**WRITTEN EXERCISE**: Copy whichever lines contain the string "React".

-- Start ENTRIES PROVIDED --

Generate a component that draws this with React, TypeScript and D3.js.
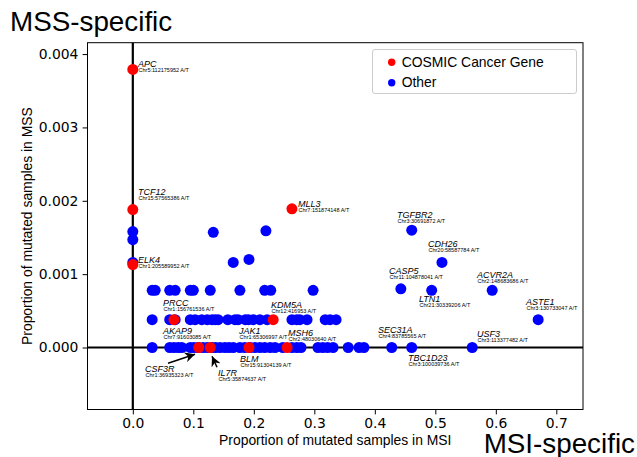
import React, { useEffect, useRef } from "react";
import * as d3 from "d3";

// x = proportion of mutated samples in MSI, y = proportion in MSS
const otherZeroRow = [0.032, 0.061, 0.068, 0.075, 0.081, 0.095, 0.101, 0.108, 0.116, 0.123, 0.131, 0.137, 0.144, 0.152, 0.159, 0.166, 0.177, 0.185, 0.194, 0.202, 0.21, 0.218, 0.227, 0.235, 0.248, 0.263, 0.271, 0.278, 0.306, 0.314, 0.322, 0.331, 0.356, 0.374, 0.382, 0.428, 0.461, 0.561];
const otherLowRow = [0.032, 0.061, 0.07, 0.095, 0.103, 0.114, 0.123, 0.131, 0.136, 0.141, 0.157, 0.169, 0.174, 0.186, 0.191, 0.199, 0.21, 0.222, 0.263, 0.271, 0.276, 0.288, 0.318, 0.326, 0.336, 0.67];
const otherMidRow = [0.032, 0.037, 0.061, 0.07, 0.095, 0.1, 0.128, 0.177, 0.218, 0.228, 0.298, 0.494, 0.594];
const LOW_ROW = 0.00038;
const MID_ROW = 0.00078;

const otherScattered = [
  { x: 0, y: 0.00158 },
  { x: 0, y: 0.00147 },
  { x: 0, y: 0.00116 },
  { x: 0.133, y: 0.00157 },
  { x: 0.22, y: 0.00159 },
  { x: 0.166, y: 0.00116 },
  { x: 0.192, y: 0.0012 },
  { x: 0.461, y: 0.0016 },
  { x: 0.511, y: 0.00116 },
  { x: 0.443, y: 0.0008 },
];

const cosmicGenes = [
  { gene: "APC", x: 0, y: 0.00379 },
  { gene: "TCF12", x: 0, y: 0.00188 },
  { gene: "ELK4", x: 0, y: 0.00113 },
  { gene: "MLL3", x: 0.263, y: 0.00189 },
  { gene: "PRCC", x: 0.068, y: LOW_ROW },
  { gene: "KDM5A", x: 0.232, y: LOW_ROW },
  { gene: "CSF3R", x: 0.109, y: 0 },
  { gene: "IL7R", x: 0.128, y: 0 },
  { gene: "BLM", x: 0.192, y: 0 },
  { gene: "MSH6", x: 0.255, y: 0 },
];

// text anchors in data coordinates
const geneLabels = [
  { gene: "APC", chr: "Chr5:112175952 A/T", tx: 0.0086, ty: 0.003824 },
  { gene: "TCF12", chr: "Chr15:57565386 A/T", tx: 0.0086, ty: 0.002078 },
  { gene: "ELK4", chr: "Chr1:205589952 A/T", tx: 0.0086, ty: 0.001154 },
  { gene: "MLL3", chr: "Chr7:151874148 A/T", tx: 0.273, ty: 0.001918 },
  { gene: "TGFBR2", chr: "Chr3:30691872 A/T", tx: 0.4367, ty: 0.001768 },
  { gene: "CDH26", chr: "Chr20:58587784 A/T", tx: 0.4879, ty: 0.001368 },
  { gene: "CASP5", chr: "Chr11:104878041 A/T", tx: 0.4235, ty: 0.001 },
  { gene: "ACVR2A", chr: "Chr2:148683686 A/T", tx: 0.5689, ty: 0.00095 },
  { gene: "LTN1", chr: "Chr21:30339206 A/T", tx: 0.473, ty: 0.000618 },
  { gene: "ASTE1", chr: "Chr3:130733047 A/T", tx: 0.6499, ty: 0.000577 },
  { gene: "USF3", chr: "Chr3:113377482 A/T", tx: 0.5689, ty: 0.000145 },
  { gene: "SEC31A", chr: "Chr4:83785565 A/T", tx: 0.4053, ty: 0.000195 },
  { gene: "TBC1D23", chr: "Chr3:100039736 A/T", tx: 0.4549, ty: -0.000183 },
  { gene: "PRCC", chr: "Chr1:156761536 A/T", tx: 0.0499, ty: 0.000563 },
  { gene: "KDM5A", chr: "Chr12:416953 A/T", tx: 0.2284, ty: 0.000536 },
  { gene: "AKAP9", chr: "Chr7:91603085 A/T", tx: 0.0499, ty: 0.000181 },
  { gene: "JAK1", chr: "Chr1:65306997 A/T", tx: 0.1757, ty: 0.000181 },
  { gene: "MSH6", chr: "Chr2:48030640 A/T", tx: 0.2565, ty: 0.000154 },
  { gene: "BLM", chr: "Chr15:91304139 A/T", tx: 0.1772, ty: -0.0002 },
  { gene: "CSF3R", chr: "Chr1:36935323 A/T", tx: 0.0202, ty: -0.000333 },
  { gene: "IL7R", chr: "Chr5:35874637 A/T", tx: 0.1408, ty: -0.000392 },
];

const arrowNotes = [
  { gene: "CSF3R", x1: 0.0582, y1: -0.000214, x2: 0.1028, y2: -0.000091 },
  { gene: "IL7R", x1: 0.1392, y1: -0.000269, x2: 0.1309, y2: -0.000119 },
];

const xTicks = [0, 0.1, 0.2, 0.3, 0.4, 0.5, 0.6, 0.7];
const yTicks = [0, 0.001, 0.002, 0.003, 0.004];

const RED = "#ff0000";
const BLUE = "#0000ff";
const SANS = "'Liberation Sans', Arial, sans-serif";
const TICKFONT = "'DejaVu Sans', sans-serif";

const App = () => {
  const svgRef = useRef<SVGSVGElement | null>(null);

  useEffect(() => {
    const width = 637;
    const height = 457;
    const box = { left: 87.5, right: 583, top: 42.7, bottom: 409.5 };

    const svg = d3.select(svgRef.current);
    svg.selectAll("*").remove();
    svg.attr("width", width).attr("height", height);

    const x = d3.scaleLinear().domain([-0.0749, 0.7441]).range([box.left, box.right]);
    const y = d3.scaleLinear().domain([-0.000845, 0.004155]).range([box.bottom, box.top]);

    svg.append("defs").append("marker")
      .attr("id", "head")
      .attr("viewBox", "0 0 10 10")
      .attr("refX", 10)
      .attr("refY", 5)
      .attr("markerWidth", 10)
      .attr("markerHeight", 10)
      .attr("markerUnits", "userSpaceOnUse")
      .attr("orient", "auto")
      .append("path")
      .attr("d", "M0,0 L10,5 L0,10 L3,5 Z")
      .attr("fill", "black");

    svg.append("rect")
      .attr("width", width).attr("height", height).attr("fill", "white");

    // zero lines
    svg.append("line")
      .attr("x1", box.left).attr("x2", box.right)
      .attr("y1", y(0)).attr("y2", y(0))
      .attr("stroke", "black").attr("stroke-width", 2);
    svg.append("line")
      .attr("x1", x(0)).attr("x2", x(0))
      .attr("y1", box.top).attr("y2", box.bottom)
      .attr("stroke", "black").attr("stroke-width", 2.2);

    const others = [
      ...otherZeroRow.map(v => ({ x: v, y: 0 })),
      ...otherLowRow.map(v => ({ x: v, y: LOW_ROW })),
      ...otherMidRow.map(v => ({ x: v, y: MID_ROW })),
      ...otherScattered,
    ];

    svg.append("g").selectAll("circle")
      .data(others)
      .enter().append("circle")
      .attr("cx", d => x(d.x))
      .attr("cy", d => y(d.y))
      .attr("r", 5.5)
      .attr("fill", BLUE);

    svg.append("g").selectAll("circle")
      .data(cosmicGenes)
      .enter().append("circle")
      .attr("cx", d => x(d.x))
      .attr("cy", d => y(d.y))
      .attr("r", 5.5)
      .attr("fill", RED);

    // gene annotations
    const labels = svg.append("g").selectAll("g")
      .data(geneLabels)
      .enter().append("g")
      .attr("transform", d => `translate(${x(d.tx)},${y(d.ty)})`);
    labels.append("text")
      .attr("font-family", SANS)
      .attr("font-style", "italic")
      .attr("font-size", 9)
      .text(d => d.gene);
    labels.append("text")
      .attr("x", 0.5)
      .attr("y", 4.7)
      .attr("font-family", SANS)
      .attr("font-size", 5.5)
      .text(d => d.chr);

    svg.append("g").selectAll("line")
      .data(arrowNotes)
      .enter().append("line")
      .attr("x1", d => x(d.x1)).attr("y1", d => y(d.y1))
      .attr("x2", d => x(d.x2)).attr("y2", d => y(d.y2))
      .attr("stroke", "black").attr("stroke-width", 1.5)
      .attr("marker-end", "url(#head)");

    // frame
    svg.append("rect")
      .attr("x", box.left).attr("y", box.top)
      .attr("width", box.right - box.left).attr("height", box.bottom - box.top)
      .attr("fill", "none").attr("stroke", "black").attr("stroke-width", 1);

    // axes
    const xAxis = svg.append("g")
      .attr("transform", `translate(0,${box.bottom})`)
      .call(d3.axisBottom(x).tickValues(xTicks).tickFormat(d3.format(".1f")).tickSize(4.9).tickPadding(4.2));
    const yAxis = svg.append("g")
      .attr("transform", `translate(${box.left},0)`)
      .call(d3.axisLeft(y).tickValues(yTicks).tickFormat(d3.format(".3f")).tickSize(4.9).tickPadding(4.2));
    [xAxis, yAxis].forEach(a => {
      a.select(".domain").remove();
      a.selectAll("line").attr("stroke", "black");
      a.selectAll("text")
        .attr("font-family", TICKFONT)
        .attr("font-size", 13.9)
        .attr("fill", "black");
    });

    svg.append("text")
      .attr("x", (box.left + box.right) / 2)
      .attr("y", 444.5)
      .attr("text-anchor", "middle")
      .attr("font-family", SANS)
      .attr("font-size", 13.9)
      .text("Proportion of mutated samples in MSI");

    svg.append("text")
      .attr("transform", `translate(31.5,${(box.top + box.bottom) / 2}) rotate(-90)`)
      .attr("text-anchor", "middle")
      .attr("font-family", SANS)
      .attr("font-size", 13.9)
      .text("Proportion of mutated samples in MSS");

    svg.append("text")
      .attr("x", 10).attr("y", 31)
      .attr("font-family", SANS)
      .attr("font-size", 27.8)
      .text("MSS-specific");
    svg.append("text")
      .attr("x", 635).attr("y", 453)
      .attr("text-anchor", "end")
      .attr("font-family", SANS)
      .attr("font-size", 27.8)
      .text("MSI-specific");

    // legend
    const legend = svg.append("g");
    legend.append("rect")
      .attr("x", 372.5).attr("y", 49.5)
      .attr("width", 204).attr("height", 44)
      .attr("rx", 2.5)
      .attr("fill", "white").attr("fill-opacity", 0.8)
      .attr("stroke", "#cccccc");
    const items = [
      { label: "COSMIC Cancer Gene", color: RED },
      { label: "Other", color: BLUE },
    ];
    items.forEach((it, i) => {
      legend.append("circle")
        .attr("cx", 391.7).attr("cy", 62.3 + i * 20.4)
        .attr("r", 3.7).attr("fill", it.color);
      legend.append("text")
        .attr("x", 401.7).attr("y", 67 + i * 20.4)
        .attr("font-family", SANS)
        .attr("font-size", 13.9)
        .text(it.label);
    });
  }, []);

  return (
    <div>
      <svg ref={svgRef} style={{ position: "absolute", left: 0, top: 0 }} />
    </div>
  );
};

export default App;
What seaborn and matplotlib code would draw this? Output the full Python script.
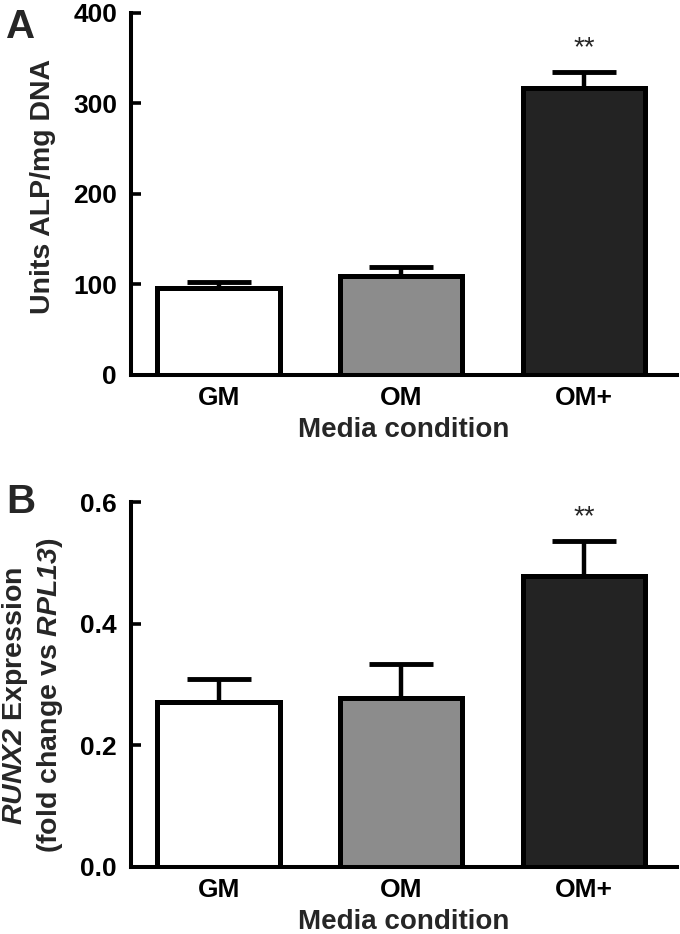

-- End ENTRIES PROVIDED --

**EXERCISE RESULT**:
Generate a component that draws this with React, TypeScript and D3.js.
import React, { useEffect, useRef } from "react";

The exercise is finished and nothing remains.